With Personal Contract Purchase (PCP) responsible for fuelling growth in the private market, enabling used car buyers to choose a new car for the first time, there is already a surplus of cars returning to market.

“It’s happening already, even if the market isn’t willing to recognise it,” Dilly says. “It is affecting our quotes in the market – when RVs go down, it makes the leasing price more expensive – and others are also being more cautious on RVs. That suggests to me that everyone is seeing it, even if they don’t want to say it.”

Not everyone is reacting with sensible pricing though, according to Dilly, which will store up problems for the future.

“Some companies are making mistakes now given what we see from our customers,” he says. “Some will be put at risk; it’s one of the sector’s biggest challenges at the moment.”

 

Why Arval and GE means ‘best of both worlds’

Asked whether the integration of the GE business has been completed, Benoît Dilly gives a seemingly contradictory rely.

“It’s completed and achieved and it’s never completed and achieved,” he says.
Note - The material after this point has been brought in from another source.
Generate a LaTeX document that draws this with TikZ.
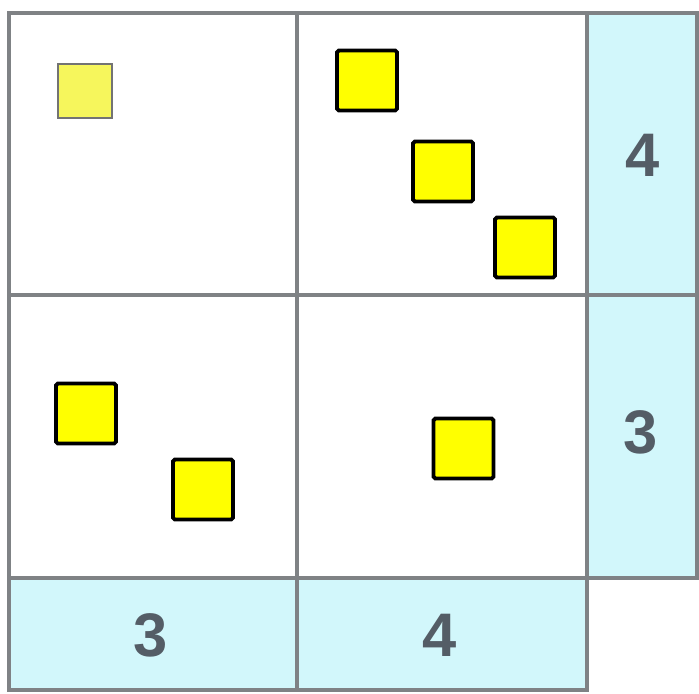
\documentclass[tikz,border=0pt]{standalone}
\usepackage{fontspec}
\setsansfont{Liberation Sans}
\usetikzlibrary{positioning}
\definecolor{clueblue}{HTML}{D2F7FB}
\definecolor{gridgray}{HTML}{7F8285}
\definecolor{tileyellow}{HTML}{FFFF00}
\definecolor{fadeyellow}{HTML}{F6F65C}
\definecolor{digitgray}{HTML}{545D66}

\begin{document}
\begin{tikzpicture}[x=0.02cm, y=-0.02cm,
  tile/.style={draw=black, fill=tileyellow, line width=2.2pt, minimum size=1.2cm, inner sep=0pt, rounded corners=1pt},
  fadetile/.style={draw=black!55, fill=fadeyellow, line width=1.6pt, minimum size=1.08cm, inner sep=0pt},
  clue/.style={text=digitgray, font=\sffamily\bfseries\fontsize{35}{35}\selectfont, inner sep=0pt}]
  \useasboundingbox (0,0) rectangle (699,693);

  % Clue strips
  \fill[clueblue] (587,13) rectangle (697,578);
  \fill[clueblue] (9,578) rectangle (587,690);

  % Grid
  \draw[gridgray, line width=1.9pt] (9,13) rectangle (587,578);
  \draw[gridgray, line width=1.9pt] (297,13) -- (297,690);
  \draw[gridgray, line width=1.9pt] (9,295) -- (697,295);
  \draw[gridgray, line width=1.9pt] (587,13) -- (697,13) -- (697,578) -- (587,578);
  \draw[gridgray, line width=1.9pt] (9,578) -- (9,690) -- (587,690) -- (587,578);

  % Squares
  \node[fadetile] (f0) at (85,91) {};
  \node[tile] (t1) at (367,80.5) {};
  \node[tile] (t2) at (443,171.5) {};
  \node[tile] (t3) at (525,247.5) {};
  \node[tile] (t4) at (86,413.5) {};
  \node[tile] (t5) at (203,489.5) {};
  \node[tile] (t6) at (463.5,448.5) {};

  % Clue numbers
  \node[clue] (r1) at (643,155) {4};
  \node[clue] (r2) at (641,432) {3};
  \node[clue] (c1) at (151,635) {3};
  \node[clue] (c2) at (440,635) {4};
\end{tikzpicture}
\end{document}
Explaining his cryptic message, he adds: “The integration in terms of the convergence of products, price and systems has been achieved with a common approach to relationship management. 

“What’s never achieved is that the more outsourcing we have with our customers, the more we have to do with them and the longer the transition takes. 

“We monitor every customer and track their expectations to make sure we are delivering at least what they got from GE, but ideally more than that.”

Arval took a number of learnings from the GE business and weaved them into its own processes. They include GE’s toolbox for new customers, which Dilly describes as “brilliant”. He also seized GE’s approach to customer interaction through its focus groups.

“It’s not only Arval rolling out processes; it’s taking the best of both worlds, and that has been to the benefit of all customers,” Dilly says.